Bernanke warns Feds can’t do much more to help the U.S. economy if fiscal showdown results in government shutdown or debt default

SOURCE: Joint Economic Committee

The Federal Reserve can do very little to help the U.S. economy if this month’s fiscal showdown between House Republicans and the Obama administration results in a government shutdown or default, according to Chairman Ben Bernanke.

“I think that a government shutdown and perhaps even more so a failure to raise the debt limit could have very serious consequences for the financial markets and for the economy,” said Bernanke. “And the Federal Reserve’s policy is to do whatever we can to keep the economy on course…That being said, you know, again our ability to offset these shocks is very limited, particularly a debt limit shock.”

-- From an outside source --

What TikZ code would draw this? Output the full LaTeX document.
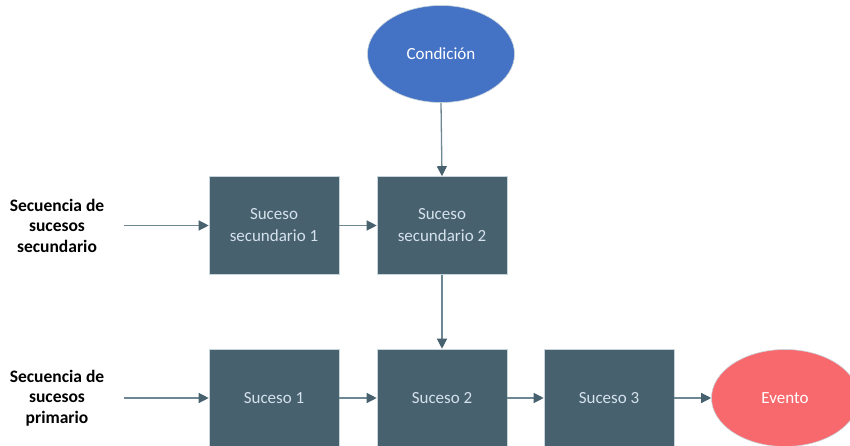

Bernanke pointed out that the Federal Reserve’s chief tool to stimulate the economy has been to lower interest rates, which reduces the borrowing costs for consumers and therefore increases demand for businesses. But the federal interest rate is already at 0% to 0.25%, and Bernanke emphasized that the rate “cannot be lowered meaningfully further.”

Read more: Federal Reserve to continue asset purchase program & keep interest rates near 0%

Furthermore, the Federal Reserve announced last week the continuation of its “highly accommodative” policies, including its asset purchase program to buy about $85 billion worth of Treasury securities and agency mortgage-backed securities per month. The asset purchase program also helps keep borrowing costs low to help stimulate consumer demand.

“I think it’s extraordinarily important that Congress and the administration work together to find a way to make sure that the government is funded, public services are provided, that the government pays its bills and that we avoid any kind of event like 2011, which had – at least for a time – a noticeable adverse effect on confidence and on the economy,” said Bernanke.

Overview of the fiscal showdown:

On the federal budget, the House-approved continuing resolution would de-fund the 2009 Affordable Care Act in exchange for funding the federal government past Oct. 1st. President Barack Obama has stated that he will veto any bill that seeks to de-fund the health care reform law, which is set to take effect in 2014. There could be a government shutdown if a budget is not passed by Congress and signed by the President by the end of the month.

Read more: House Republicans pass bill to de-fund Obamacare, setting up showdown on budget & debt limit

Complicating matters is the approaching deadline for Congress to raise the debt limit to allow the Treasury Department to borrow cash to pay debt obligations – among other things, debt interest, Social Security checks, Medicare and Medicaid reimbursements to health care providers – incurred by Congress. So unless Congress votes to increase the debt limit by mid-October, the Treasury will be forced to default on payments because it will not have enough cash.

The 2011 debt ceiling showdown resulted in an unprecedented downgrade of the U.S. credit rating. And although default was averted at the 11th hour, the Treasury was forced to pay higher interest rates totaling $1.3 billion more due to the uncertainty caused by the delay in raising the debt limit, according to Sen. Amy Klobuchar (D-Minn.), co-chair of the Joint Economic Committee.